BERLIN — The family of a German teenager who killed 15 people in a shooting spree said Tuesday that the deaths left them agonizing over how they failed to “notice his despair and hatred.”
Expressing shock and sorrow, Tim Kretschmer’s parents and sister said they never imagined him capable of gunning down nine students and three teachers at his former high school then killing three bystanders before taking his own life.
“We keep asking ourselves over and over again how this could happen, why we didn’t notice his despair and hatred,” they said in an open letter addressed to survivors of the victims, their first public statement since the killings on March 11.
“Until this terrible event, we were a completely normal family,” they wrote. “We never thought Tim capable of something like this and knew him as a different person.”
Prosecutors in Stuttgart said preliminary results of an autopsy confirmed that Kretschmer died of a self-inflicted gunshot to the head. The fatal shot came amid a shootout with police, and prosecutors said he also was struck by two police bullets — one to the ankle, the other to his knee.
The family statement was released a day after authorities said they were investigating Kretschmer’s father on involuntary-manslaughter charges for failing to secure the pistol used in the attack.

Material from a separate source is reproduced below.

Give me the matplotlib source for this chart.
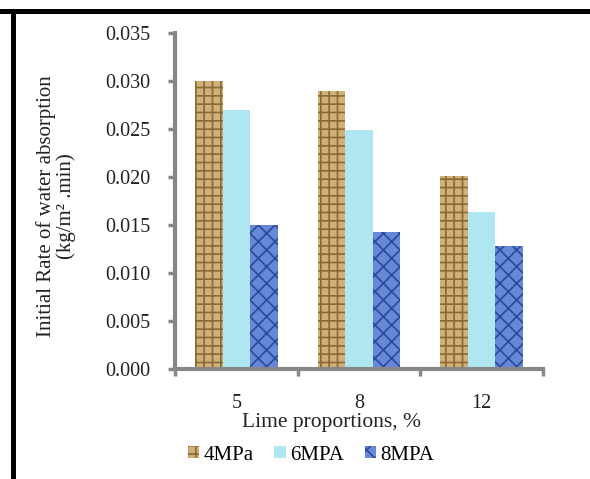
import numpy as np
import matplotlib
matplotlib.use("Agg")
import matplotlib.pyplot as plt
from matplotlib.patches import Rectangle

plt.rcParams['font.family'] = ['Liberation Serif', 'DejaVu Serif']
plt.rcParams['hatch.linewidth'] = 1.2

# data
categories = ['5', '8', '12']
series = ['4MPa', '6MPA', '8MPA']
vals_4mpa = [0.0300, 0.0290, 0.0201]
vals_6mpa = [0.0270, 0.0249, 0.0164]
vals_8mpa = [0.0150, 0.0143, 0.0128]
yticks = [0.000, 0.005, 0.010, 0.015, 0.020, 0.025, 0.030, 0.035]

fills = ['#d2b07a', '#aee6f2', '#6688d6']
hatch_cols = ['#8a6a35', '#8fd4e6', '#2a4a9e']
hatches = ['++', None, 'xx']

fig = plt.figure(figsize=(5.9, 4.79), dpi=100)
ax = fig.add_axes([175/590, 1-369/479, (543-175)/590, (369-33)/479])

x = np.arange(len(categories))
w = 0.225
data = [vals_4mpa, vals_6mpa, vals_8mpa]
for i, (vals, name) in enumerate(zip(data, series)):
    ax.bar(x + (i-1)*w, vals, w, color=fills[i], edgecolor=hatch_cols[i],
           linewidth=0, hatch=hatches[i], label=name)

ax.set_xlim(-0.5, 2.5)
ax.set_ylim(0, 0.035)
ax.set_yticks(yticks)
ax.set_yticklabels(['%.3f' % t for t in yticks], fontsize=14.5, color='#222222')
ax.set_xticks(x)
ax.set_xticklabels(categories, fontsize=14.5, color='#222222')
ax.set_xticks([-0.5, 0.5, 1.5, 2.5], minor=True)
ax.tick_params(axis='x', which='major', length=0, pad=18)
ax.tick_params(axis='x', which='minor', length=5, width=2.5, color='#888888', direction='out')
ax.tick_params(axis='y', length=5, width=2.5, color='#888888', pad=13)

for s in ['top', 'right']:
    ax.spines[s].set_visible(False)
for s in ['left', 'bottom']:
    ax.spines[s].set_color('#888888')
    ax.spines[s].set_linewidth(3)

fig.text(332/590, 1-422/479, 'Lime proportions, %', ha='center', va='center',
         fontsize=15.5, color='#222222')
fig.text(56/590, 1-206/479, 'Initial Rate of water absorption\n(kg/m² .min)',
         rotation=90, ha='center', va='center', fontsize=15, linespacing=1.0,
         color='#222222')

fig.legend(loc='center', bbox_to_anchor=(311/590, 1-455/479), ncol=3, frameon=False,
           fontsize=15, handlelength=0.55, handleheight=0.55, handletextpad=0.2,
           columnspacing=1.0)

# black frame at top and left edges
fig.add_artist(Rectangle((0, 1-14/479), 1, 5/479, transform=fig.transFigure,
                         color='black', lw=0))
fig.add_artist(Rectangle((11/590, 0), 5/590, 1-9/479, transform=fig.transFigure,
                         color='black', lw=0))

fig.savefig('out.png', dpi=100)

Authorities say Kretschmer used a 9mm Beretta pistol that belonged to his father. The man allegedly kept the gun unsecured in his bedroom in violation of German law. The father’s 14 other firearms were properly secured.
Police and prosecutors also cited as a factor the father’s apparent knowledge that his son had received psychiatric treatment for depression.
The family’s letter was released in the name of the “Kretschmer family.” The parents’ names were not given. “The most valuable and important thing, a beloved person, was taken from you by the horrible . . . act of our son and brother,” the letter said.